Greetings! Welcome to November’s Exploring with a Camera. This month I am going back to Italy, literally and figuratively, as we study chiaroscuro, or light/dark contrast. I found myself creating of images with strong light/dark contrast on my recent trip to England, reminding me that I used this technique on a regular basis when I was living in Italy. Images like this can create a strong mood and story.
Chiaroscuro is an Italian word, combining the words for light (chiaro) and dark (scuro), and it refers to an artistic technique of using light and dark to render an object as three dimensional in two dimensional art. It is commonly used to refer to very strong light and dark contrasts in a piece of art, such as seen in the works of Caravaggio and Rembrandt. If you aren’t familiar with their paintings, give the links a quick click to see some examples.
In photography, the concept of chiaroscuro can be used to create dramatic images. Creating an image with strong light/dark contrast has some challenges, however. Let’s take a look at how to overcome them so we can use this wonderfully dramatic artistic effect.
Contrast and your Camera
The built in light meters in our digital cameras are a fantastic tool, but they can’t read our artistic intent. The camera’s automatic settings are programmed to work with the light meter to get an even exposure across the frame. It reads the light and dark and recommends an exposure to get an average, based on mid-tone grey. This works great when we have even lighting and want the entire frame illuminated, but when we have a situation with a strong light/dark contrast, the automated exposure can be dramatically wrong. If there is a small amount of light compared to dark areas within the frame, to get the average exposure camera will try to make the darks lighter, and will overexpose. If there is a small amount of dark in light, the camera will try to make the lights darker, and will underexpose.
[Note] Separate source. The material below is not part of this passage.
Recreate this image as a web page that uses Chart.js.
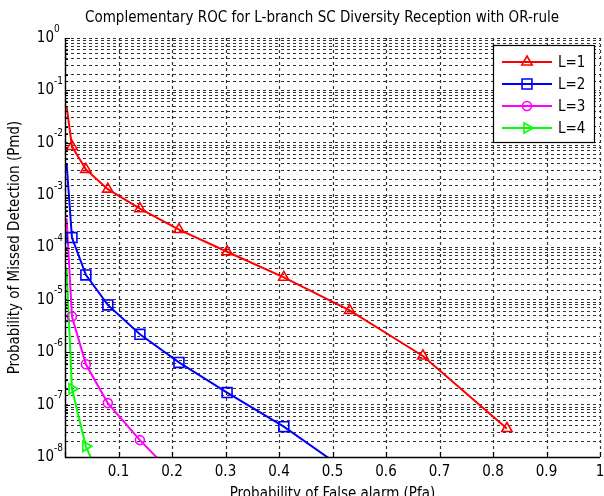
<!DOCTYPE html>
<html>
<head>
<meta charset="utf-8">
<script src="https://cdn.jsdelivr.net/npm/chart.js@4.4.1/dist/chart.umd.min.js"></script>
<style>
  html, body { margin: 0; padding: 0; background: #fff; overflow: hidden; }
  #wrap { width: 604px; height: 496px; overflow: hidden; }
  canvas { display: block; }
</style>
</head>
<body>
<div id="wrap"><canvas id="roc" width="612" height="505"></canvas></div>
<script>
// Pfa values where the curves are sampled (first one has no marker)
const pfa = [0.003, 0.013, 0.039, 0.080, 0.140, 0.213, 0.303, 0.409, 0.532, 0.669, 0.826];

// Pmd for each number of branches (last entries of L=2..4 fall below the axis)
const pmdL1 = [5e-2, 8.5e-3, 3.1e-3, 1.3e-3, 5.5e-4, 2.2e-4, 8.3e-5, 2.7e-5, 6.3e-6, 8.5e-7, 3.5e-8];
const pmdL2 = [4e-3, 1.55e-4, 3.0e-5, 8e-6, 2.2e-6, 6.4e-7, 1.7e-7, 3.8e-8, 5e-9];
const pmdL3 = [3.6e-4, 4.8e-6, 5.9e-7, 1.07e-7, 2.1e-8, 3.6e-9];
const pmdL4 = [4e-5, 2e-7, 1.6e-8, 1.8e-9];

const seriesNames = ["L=1", "L=2", "L=3", "L=4"];
const xTicks = [0, 0.1, 0.2, 0.3, 0.4, 0.5, 0.6, 0.7, 0.8, 0.9, 1];
const yDecades = [0, -1, -2, -3, -4, -5, -6, -7, -8];
const titleText = "Complementary ROC for L-branch SC Diversity Reception with OR-rule";

const FONT = '"DejaVu Sans Condensed", "DejaVu Sans", sans-serif';

function pts(ys) {
    return ys.map((y, i) => ({ x: pfa[i], y: y }));
}

function markerRadius(r) {
    return ctx => (ctx.dataIndex === 0 || (ctx.raw && ctx.raw.y < 1e-8)) ? 0 : r;
}

function makeSet(label, ys, color, style, r, rot) {
    return {
        label: label,
        data: pts(ys),
        borderColor: color,
        borderWidth: 2,
        pointStyle: style,
        pointRotation: rot || 0,
        pointRadius: markerRadius(r),
        legendRadius: r,
        pointBorderColor: color,
        pointBackgroundColor: 'rgba(0,0,0,0)',
        pointBorderWidth: 1.6,
        tension: 0
    };
}

function isDecade(v) {
    const e = Math.log10(v);
    return Math.abs(e - Math.round(e)) < 1e-6;
}

// vertical dashed grid (x scale) under the lines
const xGrid = {
    id: 'xGrid',
    beforeDatasetsDraw(chart) {
        const c = chart.ctx, a = chart.chartArea, xs = chart.scales.x;
        c.save();
        c.strokeStyle = '#333';
        c.lineWidth = 1.2;
        c.setLineDash([3, 3]);
        xTicks.forEach(v => {
            const px = Math.round(xs.getPixelForValue(v)) + 0.5;
            c.beginPath();
            c.moveTo(px, a.top);
            c.lineTo(px, a.bottom);
            c.stroke();
        });
        c.restore();
    }
};

// title, superscript exponents, inner tick marks, legend box
const extras = {
    id: 'extras',
    afterDraw(chart) {
        const c = chart.ctx, a = chart.chartArea;
        const ys = chart.scales.y, xs = chart.scales.x;
        c.save();

        // axis lines
        c.strokeStyle = '#000';
        c.lineWidth = 1.4;
        c.beginPath();
        c.moveTo(a.left + 0.5, a.top);
        c.lineTo(a.left + 0.5, a.bottom + 0.5);
        c.lineTo(a.right, a.bottom + 0.5);
        c.stroke();

        // inner tick marks
        c.lineWidth = 1.2;
        c.beginPath();
        xTicks.forEach(v => {
            const px = Math.round(xs.getPixelForValue(v)) + 0.5;
            c.moveTo(px, a.bottom);
            c.lineTo(px, a.bottom - 5);
        });
        ys.ticks.forEach(t => {
            const py = Math.round(ys.getPixelForValue(t.value)) + 0.5;
            c.moveTo(a.left, py);
            c.lineTo(a.left + (isDecade(t.value) ? 5 : 3), py);
        });
        c.stroke();

        // title
        c.fillStyle = '#000';
        c.font = '15px ' + FONT;
        c.textAlign = 'center';
        c.textBaseline = 'middle';
        c.fillText(titleText, 322, 18);

        // exponents
        c.font = '10px ' + FONT;
        c.textAlign = 'left';
        yDecades.forEach(e => {
            const py = ys.getPixelForValue(Math.pow(10, e));
            c.fillText(String(e), a.left - 11, py - 9);
        });

        // legend
        const bx = 493, by = 45, bw = 101, bh = 97;
        c.fillStyle = '#fff';
        c.fillRect(bx, by, bw, bh);
        c.strokeStyle = '#000';
        c.lineWidth = 1.2;
        c.strokeRect(bx + 0.5, by + 0.5, bw, bh);
        c.font = '15px ' + FONT;
        chart.data.datasets.forEach((ds, i) => {
            const ry = by + 17 + i * 22;
            c.strokeStyle = ds.borderColor;
            c.lineWidth = 2;
            c.beginPath();
            c.moveTo(bx + 9, ry);
            c.lineTo(bx + 59, ry);
            c.stroke();
            c.lineWidth = ds.pointBorderWidth;
            c.fillStyle = 'rgba(0,0,0,0)';
            Chart.helpers.drawPoint(c, {
                pointStyle: ds.pointStyle,
                rotation: ds.pointRotation,
                radius: ds.legendRadius,
                borderWidth: ds.pointBorderWidth
            }, bx + 34, ry);
            c.fillStyle = '#000';
            c.fillText(seriesNames[i], bx + 65, ry + 1);
        });
        c.restore();
    }
};

const ctx = document.getElementById("roc").getContext("2d");
new Chart(ctx, {
    type: "line",
    data: {
        datasets: [
            makeSet(seriesNames[0], pmdL1, '#ff0000', 'triangle', 6),
            makeSet(seriesNames[1], pmdL2, '#0000ff', 'rect', 7),
            makeSet(seriesNames[2], pmdL3, '#ff00ff', 'circle', 4.5),
            makeSet(seriesNames[3], pmdL4, '#00ff00', 'triangle', 6, 90)
        ]
    },
    options: {
        responsive: false,
        animation: false,
        layout: { padding: { left: 0, right: 12, top: 38, bottom: 0 } },
        plugins: {
            legend: { display: false },
            tooltip: { enabled: false },
            title: { display: false }
        },
        scales: {
            x: {
                type: 'linear',
                min: 0,
                max: 1,
                afterFit: s => { s.height = 48; },
                ticks: {
                    stepSize: 0.1,
                    color: '#000',
                    font: { family: FONT, size: 15 },
                    padding: 6,
                    maxRotation: 0,
                    autoSkip: false,
                    callback: v => v === 0 ? '' : String(Math.round(v * 10) / 10)
                },
                grid: { display: false, drawTicks: false },
                border: { display: false },
                title: {
                    display: true,
                    text: "Probability of False alarm (Pfa)",
                    color: '#000',
                    font: { family: FONT, size: 15 },
                    padding: { top: 0, bottom: 2 }
                }
            },
            y: {
                type: 'logarithmic',
                min: 1e-8,
                max: 1,
                afterFit: s => { s.width = 65; },
                ticks: {
                    color: '#000',
                    font: { family: FONT, size: 15 },
                    padding: 11,
                    autoSkip: false,
                    callback: v => isDecade(v) ? '10' : ''
                },
                grid: { color: '#333', lineWidth: 1, drawTicks: false },
                border: { display: false, dash: [3, 3] },
                title: {
                    display: true,
                    text: "Probability of Missed Detection (Pmd)",
                    color: '#000',
                    font: { family: FONT, size: 15 },
                    padding: { top: 6, bottom: 0 }
                }
            }
        }
    },
    plugins: [xGrid, extras]
});
</script>
</body>
</html>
For an effective chiaroscuro image, you need to expose for where you want the detail. To do that, you will need to compensate your exposure manually, increasing or decreasing the exposure to get the desired effect. You can use manual mode or exposure compensation in the creative modes to adjust the exposure. Look up exposure compensation and exposure modes in your camera manual to learn more. (If you’re not clear on this, my Digital Photography Basics ebook will be ready very soon and it has a more thorough explanation. Sign up for the Kat Eye News to be notified when it’s available.)
For the typical chiaroscuro effect, a small amount of light in dark, you will want to underexposure. This will keep the dark tones very dark, almost black, while the light tones will not be overexposed. Play around with your exposure, however, to see what works best for the specific image you want to create.
If your light source is actually in your frame, don’t worry if your highlights are overexposed. In the example below, underexposing further would render the view out the window visible, but would have put the figure in silhouette — not the desired effect. With chiaroscuro, you want to see the form of the subject.
You can also adjust your highlights and shadows in post processing to create greater light/dark contrast. In this image, I pushed the shadows darker to create more contrast between the figure and the alley.
Finding the Light
It takes the right lighting situation to create a chiaroscuro effect. You need the contrast of light in dark, which requires a light source that drops off fairly quickly into darkness. An interior room with one window, an alley opening into sun, or a light at night all provide the opportunity for creating with light/dark contrast.
There is no specific direction the light needs to be relative to the camera. In my examples, I get chiaroscuro effects with backlight, side light, and top light.
When you have a strong light/dark contrast, it will become the focal point of your image, whether you intend it or not. Going back the concept of visual weight, strong light/dark contrast has a strong pull on the viewer’s eye. If your intended focal point is not the part of the image with the strongest contrast, there will be competition between the two. I’ve found that creating the focal point in the point with highest contrast is effective.
In this image below, the focal point is the door at the end of the alley. The backlighting makes the door the highest contrast element in the image. In addition, all lines lead to this door, and the door is in focus. All of these give the door visual weight, pulling the eye right to it.
Now consider a similar image, with the wall in focus instead of the door. Does it work as well?
I don’t think so. The strong light/dark contrast still pulls my eye but since it’s not in focus, my eye has to wander around the image trying to find the intended focal point.
Let’s also consider the effects of color in the image. Bright color can be as strong as light/dark contrast when considering visual weight. You will notice that many of my chiaroscuro images are in black and white. Color can, at times, be a detractor from the intended focal point. Consider the alley image again, this time in color. Does it work as well as the black and white?
In my opinion, no. The green of the leaves and wall attract my eye and detract from the door. The image is not as strong in color.
Practice makes Perfect
Creating effective chiaroscuro images takes practice and experimentation. To play with this technique:
- Find a place with a point light source, like a lamp or a window in an otherwise dark room.
- Grab a volunteer to model for you or set up a small still life.
- Take multiple images from different angles and at different exposures, and also try varying your intended focal point.
- Review the images and see what works out of the camera and with post processing.
Have fun! I look forward to seeing your exploration of chiaroscuro images. You can link in and share through the end of the month!